Notable quake, preliminary info: M 5.3 – 3 km SSE of Anse-à-Veau, Haiti https://t.co/kjAIPwmKvA
— USGS Earthquakes (@USGS_Quakes) January 24, 2022
Nearly 200 houses were destroyed and around 600 others damaged in the Nippes district, according to the local civil protection agency. Rescue teams reported about 50 people were injured.
Southern Haiti was devastated by a 7.2-magnitude earthquake in August that destroyed tens of thousands of homes and left families sleeping outside in torrential rains.
The Caribbean nation is still recovering from a 2010 quake that killed more than 200,000 people.
Armed gangs have since strengthened their hold on the island, and deadly violence and kidnappings have surged.

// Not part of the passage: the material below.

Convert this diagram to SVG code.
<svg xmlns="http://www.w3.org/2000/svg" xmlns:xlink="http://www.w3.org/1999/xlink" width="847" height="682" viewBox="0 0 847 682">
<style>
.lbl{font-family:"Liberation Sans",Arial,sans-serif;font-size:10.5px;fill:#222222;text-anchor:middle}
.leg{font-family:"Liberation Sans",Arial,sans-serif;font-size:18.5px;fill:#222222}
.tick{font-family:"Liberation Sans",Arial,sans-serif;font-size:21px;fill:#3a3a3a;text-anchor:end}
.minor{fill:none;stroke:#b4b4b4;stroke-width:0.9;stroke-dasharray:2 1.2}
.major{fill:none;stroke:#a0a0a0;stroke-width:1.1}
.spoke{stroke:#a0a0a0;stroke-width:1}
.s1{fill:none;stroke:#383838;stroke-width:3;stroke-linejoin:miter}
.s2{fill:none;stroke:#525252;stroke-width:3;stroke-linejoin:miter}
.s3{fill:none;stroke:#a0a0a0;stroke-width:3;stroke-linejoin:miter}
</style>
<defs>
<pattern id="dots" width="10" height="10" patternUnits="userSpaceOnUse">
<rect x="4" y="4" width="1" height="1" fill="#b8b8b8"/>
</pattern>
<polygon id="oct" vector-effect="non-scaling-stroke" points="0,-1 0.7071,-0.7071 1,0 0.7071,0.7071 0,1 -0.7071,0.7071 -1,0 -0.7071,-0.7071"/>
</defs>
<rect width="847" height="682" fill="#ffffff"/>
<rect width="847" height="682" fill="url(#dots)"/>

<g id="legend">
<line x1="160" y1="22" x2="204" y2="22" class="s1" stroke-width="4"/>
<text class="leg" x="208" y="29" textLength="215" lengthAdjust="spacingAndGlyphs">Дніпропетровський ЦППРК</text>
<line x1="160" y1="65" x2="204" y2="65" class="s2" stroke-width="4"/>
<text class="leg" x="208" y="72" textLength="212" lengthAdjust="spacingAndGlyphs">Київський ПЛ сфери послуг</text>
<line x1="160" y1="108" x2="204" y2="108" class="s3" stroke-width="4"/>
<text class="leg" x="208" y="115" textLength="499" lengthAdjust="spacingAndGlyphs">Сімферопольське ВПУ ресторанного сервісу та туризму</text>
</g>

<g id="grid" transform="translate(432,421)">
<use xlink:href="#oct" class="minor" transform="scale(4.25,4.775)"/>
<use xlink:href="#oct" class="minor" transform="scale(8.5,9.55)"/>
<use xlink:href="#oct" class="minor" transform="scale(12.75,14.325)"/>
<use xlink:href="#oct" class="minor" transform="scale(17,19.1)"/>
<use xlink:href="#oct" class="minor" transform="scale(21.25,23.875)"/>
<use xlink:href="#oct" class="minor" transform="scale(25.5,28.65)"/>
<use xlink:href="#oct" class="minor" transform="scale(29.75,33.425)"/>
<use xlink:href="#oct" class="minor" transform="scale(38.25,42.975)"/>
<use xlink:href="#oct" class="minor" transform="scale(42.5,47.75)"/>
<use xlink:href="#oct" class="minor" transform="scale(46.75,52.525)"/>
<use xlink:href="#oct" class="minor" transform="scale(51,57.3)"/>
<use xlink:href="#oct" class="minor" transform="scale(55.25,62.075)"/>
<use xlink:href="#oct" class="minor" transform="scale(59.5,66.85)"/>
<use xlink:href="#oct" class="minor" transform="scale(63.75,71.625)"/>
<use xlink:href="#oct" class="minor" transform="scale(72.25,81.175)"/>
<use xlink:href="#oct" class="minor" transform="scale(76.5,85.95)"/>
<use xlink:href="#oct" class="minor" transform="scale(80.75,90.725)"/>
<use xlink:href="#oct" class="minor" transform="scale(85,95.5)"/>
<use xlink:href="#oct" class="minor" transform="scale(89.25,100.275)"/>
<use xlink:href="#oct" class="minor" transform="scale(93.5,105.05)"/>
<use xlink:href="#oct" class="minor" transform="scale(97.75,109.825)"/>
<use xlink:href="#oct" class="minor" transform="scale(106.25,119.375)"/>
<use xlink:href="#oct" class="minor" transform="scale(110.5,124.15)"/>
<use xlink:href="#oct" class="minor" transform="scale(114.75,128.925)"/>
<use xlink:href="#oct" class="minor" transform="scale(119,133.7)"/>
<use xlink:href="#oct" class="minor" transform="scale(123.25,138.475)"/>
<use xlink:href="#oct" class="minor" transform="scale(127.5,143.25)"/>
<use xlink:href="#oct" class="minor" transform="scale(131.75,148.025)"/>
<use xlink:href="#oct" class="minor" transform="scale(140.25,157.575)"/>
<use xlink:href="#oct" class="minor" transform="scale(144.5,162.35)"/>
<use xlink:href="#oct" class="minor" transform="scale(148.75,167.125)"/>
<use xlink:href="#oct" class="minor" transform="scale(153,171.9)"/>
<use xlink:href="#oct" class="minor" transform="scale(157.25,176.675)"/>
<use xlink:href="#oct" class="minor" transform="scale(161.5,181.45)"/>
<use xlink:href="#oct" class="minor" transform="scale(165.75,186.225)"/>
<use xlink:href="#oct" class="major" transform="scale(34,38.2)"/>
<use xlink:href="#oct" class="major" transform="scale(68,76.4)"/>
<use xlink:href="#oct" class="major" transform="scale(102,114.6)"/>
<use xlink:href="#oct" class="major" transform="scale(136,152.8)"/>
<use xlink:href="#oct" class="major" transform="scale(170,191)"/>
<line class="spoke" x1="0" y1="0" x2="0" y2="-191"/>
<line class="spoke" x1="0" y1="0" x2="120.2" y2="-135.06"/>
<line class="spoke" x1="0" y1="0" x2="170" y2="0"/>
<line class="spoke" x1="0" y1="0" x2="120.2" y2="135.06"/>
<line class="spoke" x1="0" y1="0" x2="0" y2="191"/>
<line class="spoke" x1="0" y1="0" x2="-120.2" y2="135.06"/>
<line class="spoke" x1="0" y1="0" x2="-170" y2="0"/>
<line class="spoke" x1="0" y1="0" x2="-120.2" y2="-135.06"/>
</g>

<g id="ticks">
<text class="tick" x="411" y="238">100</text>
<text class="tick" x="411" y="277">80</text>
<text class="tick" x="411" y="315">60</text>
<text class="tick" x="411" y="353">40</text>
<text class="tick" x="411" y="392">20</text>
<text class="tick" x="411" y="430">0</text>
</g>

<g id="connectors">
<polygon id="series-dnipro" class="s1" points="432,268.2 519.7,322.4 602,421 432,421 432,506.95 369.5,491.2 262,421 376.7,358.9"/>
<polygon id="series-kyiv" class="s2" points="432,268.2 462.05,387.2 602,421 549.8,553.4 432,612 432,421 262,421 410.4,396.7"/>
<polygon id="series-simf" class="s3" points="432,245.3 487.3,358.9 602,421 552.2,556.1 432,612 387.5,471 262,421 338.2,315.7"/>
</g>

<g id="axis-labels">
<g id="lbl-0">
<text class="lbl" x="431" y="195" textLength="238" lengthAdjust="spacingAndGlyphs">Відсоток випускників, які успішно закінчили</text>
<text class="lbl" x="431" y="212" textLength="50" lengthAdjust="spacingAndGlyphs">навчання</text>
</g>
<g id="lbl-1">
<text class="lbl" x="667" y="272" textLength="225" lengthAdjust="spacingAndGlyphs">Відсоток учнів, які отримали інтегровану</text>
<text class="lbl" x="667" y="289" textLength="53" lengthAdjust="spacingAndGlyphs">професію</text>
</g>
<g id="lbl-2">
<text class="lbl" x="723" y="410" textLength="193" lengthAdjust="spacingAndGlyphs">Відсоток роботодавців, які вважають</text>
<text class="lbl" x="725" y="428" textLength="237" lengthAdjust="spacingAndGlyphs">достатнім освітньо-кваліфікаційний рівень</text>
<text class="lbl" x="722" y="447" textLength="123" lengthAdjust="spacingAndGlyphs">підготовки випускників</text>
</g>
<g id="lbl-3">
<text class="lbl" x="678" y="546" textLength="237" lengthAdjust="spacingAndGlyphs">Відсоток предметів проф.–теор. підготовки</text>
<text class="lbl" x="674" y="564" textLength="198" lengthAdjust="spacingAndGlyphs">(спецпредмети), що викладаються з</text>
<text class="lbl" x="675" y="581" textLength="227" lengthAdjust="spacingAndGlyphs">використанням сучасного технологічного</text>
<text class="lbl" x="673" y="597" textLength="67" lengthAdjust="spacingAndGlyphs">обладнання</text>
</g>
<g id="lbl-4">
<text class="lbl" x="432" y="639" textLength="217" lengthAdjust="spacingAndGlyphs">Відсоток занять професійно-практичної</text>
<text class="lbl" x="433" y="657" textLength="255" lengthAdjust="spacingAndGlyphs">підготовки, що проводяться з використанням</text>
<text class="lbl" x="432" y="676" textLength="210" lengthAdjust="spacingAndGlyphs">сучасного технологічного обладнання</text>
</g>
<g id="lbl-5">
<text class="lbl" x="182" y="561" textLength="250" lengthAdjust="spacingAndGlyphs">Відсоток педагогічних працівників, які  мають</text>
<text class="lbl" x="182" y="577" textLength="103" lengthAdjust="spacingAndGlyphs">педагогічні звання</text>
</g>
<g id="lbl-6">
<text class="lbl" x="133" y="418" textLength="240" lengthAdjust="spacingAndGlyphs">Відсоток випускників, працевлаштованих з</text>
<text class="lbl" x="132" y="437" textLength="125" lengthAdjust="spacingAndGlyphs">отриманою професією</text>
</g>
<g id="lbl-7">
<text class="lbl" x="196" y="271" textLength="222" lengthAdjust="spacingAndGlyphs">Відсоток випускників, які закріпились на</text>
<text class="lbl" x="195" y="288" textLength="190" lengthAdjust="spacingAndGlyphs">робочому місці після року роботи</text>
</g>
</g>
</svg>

On Friday, Canada hosted a virtual meeting on Haiti that included representatives from 19 countries. Canadian Prime Minister Justin Trudeau said that “immediate action” was needed to address the security situation in the country and pledged an additional $39m in aid.
A donors conference also is scheduled for February, and the United States and other nations are expected to make additional donations.
Meanwhile, Jean Robert Leger, a resident of the town of Pestel on the southern peninsula, said the impact of Monday’s earthquake appeared to be minimal.
“In Pestel, there is not so much damage,” he told the Reuters news agency by phone. “We see that the houses next to the sea that were already damaged have collapsed some more.”
Children ran out of school buildings in Les Cayes and “people were terrified”, even though there was no damage, according to one resident.
Sylvera Guillame, director of Haiti’s civil protection agency for the country’s southern region, told The Associated Press that the shallow quakes caused panic. He said schools in the area closed and sent children home as a precaution.